- WRITTEN TASK: Print the lines that start the entries and continue through the one holding "0.27, 0.0755, 0.56]", please, exactly and with the pictures omitted.

Rows from a dataset
================================
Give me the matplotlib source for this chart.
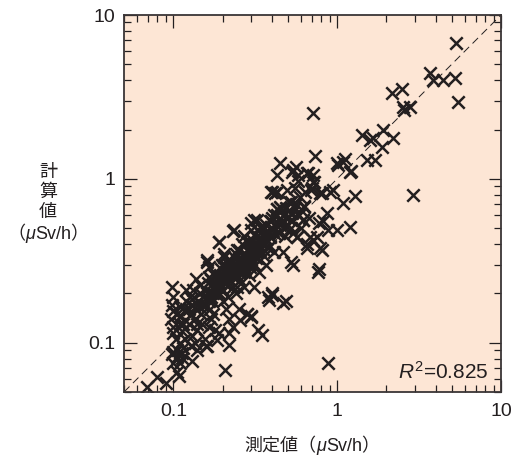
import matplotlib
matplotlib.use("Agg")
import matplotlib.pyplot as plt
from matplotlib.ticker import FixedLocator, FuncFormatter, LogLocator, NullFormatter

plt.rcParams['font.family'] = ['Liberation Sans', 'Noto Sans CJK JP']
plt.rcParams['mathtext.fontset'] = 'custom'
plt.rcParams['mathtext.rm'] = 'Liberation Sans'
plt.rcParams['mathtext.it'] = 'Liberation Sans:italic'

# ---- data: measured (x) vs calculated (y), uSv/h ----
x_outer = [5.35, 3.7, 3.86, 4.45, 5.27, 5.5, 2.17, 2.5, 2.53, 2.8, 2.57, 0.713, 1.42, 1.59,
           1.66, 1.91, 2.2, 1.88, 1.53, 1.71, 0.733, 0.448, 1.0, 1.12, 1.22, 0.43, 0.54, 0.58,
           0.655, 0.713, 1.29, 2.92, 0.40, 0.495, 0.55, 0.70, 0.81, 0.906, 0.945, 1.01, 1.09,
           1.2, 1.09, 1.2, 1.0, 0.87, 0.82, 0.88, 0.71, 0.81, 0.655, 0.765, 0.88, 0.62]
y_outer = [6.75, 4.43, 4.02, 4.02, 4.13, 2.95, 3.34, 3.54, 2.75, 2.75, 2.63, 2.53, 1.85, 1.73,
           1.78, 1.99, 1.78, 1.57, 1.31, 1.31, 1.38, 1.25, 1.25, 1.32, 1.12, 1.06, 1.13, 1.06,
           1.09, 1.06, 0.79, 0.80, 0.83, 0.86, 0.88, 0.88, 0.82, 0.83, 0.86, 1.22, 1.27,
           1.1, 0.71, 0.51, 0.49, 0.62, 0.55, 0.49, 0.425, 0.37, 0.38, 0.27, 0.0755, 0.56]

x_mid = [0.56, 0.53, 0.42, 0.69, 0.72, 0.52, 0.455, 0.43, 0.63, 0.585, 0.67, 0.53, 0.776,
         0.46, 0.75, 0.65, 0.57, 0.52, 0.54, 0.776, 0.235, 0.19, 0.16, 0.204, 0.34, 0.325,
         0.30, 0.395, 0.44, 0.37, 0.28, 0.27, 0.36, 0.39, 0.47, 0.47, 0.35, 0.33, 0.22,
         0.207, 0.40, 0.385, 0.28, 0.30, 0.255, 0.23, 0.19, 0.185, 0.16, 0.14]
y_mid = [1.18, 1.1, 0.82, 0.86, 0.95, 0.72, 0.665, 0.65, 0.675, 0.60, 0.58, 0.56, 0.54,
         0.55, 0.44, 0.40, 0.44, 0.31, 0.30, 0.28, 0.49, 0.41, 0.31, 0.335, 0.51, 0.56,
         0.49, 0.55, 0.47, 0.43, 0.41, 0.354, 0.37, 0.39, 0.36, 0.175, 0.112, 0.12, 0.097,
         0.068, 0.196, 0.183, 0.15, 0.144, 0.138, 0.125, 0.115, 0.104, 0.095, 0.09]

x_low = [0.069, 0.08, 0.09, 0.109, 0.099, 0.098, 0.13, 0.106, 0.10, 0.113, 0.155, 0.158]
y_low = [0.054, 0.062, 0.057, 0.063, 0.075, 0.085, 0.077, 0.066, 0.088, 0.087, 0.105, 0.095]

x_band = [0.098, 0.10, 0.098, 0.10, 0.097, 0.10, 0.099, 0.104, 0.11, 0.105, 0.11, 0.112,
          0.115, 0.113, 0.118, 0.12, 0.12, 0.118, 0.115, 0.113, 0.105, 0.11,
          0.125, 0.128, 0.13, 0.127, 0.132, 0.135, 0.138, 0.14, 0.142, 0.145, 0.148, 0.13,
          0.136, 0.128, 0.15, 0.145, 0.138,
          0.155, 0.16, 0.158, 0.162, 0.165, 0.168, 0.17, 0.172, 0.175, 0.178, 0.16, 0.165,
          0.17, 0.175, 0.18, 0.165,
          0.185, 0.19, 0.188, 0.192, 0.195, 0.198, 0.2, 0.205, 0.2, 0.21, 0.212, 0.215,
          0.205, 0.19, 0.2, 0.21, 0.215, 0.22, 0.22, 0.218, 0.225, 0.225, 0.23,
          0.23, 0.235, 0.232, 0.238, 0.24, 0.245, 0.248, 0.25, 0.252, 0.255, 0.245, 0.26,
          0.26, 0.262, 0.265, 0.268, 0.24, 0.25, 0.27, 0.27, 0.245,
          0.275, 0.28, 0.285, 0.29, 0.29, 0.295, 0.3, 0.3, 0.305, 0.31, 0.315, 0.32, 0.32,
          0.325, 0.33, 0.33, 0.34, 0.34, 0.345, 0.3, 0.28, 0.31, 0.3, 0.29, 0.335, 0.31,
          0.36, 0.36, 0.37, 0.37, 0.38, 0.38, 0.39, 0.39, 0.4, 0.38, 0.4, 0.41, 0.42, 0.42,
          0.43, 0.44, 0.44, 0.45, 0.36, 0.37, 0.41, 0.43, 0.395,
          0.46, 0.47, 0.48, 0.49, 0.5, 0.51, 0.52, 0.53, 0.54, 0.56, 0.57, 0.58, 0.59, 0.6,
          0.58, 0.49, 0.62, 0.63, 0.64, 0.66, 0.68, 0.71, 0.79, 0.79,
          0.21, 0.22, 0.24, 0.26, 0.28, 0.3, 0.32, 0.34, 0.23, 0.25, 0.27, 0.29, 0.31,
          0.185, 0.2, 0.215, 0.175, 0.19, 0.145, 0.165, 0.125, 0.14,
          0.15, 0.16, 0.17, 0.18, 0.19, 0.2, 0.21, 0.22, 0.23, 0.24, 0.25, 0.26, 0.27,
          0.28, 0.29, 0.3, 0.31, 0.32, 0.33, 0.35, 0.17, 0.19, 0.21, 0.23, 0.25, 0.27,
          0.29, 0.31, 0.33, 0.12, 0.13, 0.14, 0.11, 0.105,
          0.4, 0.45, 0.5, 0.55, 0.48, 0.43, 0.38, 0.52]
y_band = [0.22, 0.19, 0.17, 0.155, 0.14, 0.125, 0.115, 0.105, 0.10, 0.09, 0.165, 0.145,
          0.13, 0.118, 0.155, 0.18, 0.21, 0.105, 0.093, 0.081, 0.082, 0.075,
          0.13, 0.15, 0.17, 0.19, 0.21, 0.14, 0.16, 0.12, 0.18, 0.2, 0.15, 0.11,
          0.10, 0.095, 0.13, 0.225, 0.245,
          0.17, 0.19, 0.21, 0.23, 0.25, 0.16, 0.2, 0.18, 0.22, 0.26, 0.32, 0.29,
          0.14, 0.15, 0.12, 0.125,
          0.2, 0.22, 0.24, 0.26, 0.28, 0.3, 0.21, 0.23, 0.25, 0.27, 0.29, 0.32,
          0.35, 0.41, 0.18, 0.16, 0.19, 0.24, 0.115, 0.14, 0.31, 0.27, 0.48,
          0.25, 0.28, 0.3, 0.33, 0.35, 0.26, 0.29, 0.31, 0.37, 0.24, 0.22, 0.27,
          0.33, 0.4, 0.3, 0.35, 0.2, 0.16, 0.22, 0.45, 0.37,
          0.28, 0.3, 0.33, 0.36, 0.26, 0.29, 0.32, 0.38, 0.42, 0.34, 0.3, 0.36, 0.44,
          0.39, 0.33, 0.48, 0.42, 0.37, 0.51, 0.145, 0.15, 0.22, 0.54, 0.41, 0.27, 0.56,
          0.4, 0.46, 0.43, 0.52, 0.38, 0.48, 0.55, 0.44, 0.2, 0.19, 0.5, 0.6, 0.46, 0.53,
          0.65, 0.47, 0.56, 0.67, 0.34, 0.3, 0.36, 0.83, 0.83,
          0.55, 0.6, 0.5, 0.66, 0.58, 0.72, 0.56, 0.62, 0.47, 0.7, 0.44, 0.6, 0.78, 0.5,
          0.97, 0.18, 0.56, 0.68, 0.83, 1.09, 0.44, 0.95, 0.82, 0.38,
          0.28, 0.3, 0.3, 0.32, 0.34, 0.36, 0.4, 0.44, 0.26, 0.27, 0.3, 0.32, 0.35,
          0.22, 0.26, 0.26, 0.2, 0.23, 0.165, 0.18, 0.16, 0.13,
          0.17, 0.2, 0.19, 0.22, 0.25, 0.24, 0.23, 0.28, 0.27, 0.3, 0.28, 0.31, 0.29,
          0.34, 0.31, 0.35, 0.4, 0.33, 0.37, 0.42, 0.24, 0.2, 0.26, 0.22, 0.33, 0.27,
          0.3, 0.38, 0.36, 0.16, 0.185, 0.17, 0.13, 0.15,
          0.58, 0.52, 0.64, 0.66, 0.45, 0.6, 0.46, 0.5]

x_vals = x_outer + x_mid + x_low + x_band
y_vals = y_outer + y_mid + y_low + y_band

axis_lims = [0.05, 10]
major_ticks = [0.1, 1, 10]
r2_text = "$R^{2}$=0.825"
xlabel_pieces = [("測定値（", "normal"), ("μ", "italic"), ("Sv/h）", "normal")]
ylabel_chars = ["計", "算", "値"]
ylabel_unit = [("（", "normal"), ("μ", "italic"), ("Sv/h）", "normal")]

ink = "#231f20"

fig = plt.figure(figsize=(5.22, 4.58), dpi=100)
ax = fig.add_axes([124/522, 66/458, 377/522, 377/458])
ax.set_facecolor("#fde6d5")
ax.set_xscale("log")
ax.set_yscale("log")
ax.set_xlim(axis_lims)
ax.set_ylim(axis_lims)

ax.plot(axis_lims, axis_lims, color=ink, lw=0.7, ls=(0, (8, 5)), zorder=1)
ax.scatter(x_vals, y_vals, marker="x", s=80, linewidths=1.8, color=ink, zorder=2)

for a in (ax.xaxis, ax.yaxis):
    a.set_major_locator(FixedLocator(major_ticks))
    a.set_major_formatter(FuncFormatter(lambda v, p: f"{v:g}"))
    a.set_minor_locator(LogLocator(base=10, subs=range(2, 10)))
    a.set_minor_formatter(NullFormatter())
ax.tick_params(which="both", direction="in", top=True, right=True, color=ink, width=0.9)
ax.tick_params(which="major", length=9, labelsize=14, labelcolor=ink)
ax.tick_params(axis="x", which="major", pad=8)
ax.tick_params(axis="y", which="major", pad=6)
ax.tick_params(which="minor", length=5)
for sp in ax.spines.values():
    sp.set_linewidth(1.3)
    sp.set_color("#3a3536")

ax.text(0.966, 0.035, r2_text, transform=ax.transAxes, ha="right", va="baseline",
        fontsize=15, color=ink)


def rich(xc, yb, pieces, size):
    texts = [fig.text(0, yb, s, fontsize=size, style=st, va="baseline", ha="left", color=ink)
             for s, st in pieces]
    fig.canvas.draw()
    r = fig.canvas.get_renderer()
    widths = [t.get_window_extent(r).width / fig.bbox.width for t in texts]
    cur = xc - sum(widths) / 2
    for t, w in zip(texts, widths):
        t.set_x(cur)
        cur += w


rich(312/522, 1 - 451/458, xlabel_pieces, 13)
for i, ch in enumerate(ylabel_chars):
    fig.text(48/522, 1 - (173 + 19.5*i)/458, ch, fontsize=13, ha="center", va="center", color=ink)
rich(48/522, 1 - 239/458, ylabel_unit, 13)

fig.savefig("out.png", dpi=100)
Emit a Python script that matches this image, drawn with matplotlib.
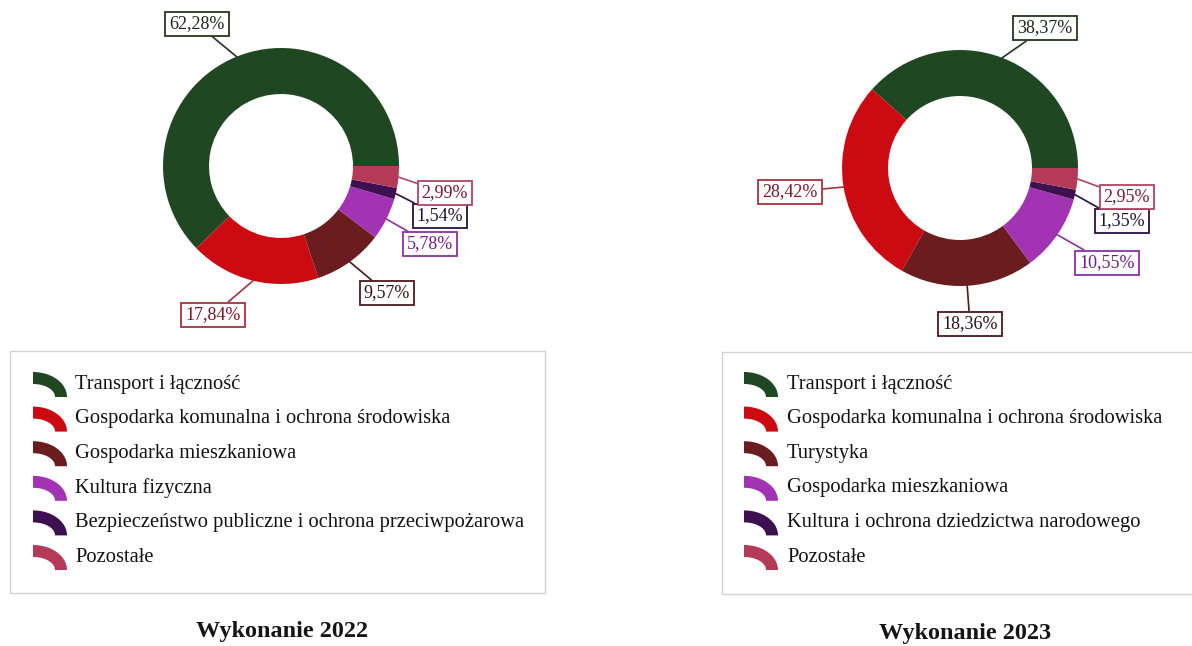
================================
- ANSWER TO THE TASK:
Give me the matplotlib source for this chart.
import matplotlib
matplotlib.use("Agg")
import matplotlib.pyplot as plt
from matplotlib.ticker import FixedLocator, FuncFormatter, LogLocator, NullFormatter

plt.rcParams['font.family'] = ['Liberation Sans', 'Noto Sans CJK JP']
plt.rcParams['mathtext.fontset'] = 'custom'
plt.rcParams['mathtext.rm'] = 'Liberation Sans'
plt.rcParams['mathtext.it'] = 'Liberation Sans:italic'

# ---- data: measured (x) vs calculated (y), uSv/h ----
x_outer = [5.35, 3.7, 3.86, 4.45, 5.27, 5.5, 2.17, 2.5, 2.53, 2.8, 2.57, 0.713, 1.42, 1.59,
           1.66, 1.91, 2.2, 1.88, 1.53, 1.71, 0.733, 0.448, 1.0, 1.12, 1.22, 0.43, 0.54, 0.58,
           0.655, 0.713, 1.29, 2.92, 0.40, 0.495, 0.55, 0.70, 0.81, 0.906, 0.945, 1.01, 1.09,
           1.2, 1.09, 1.2, 1.0, 0.87, 0.82, 0.88, 0.71, 0.81, 0.655, 0.765, 0.88, 0.62]
y_outer = [6.75, 4.43, 4.02, 4.02, 4.13, 2.95, 3.34, 3.54, 2.75, 2.75, 2.63, 2.53, 1.85, 1.73,
           1.78, 1.99, 1.78, 1.57, 1.31, 1.31, 1.38, 1.25, 1.25, 1.32, 1.12, 1.06, 1.13, 1.06,
           1.09, 1.06, 0.79, 0.80, 0.83, 0.86, 0.88, 0.88, 0.82, 0.83, 0.86, 1.22, 1.27,
           1.1, 0.71, 0.51, 0.49, 0.62, 0.55, 0.49, 0.425, 0.37, 0.38, 0.27, 0.0755, 0.56]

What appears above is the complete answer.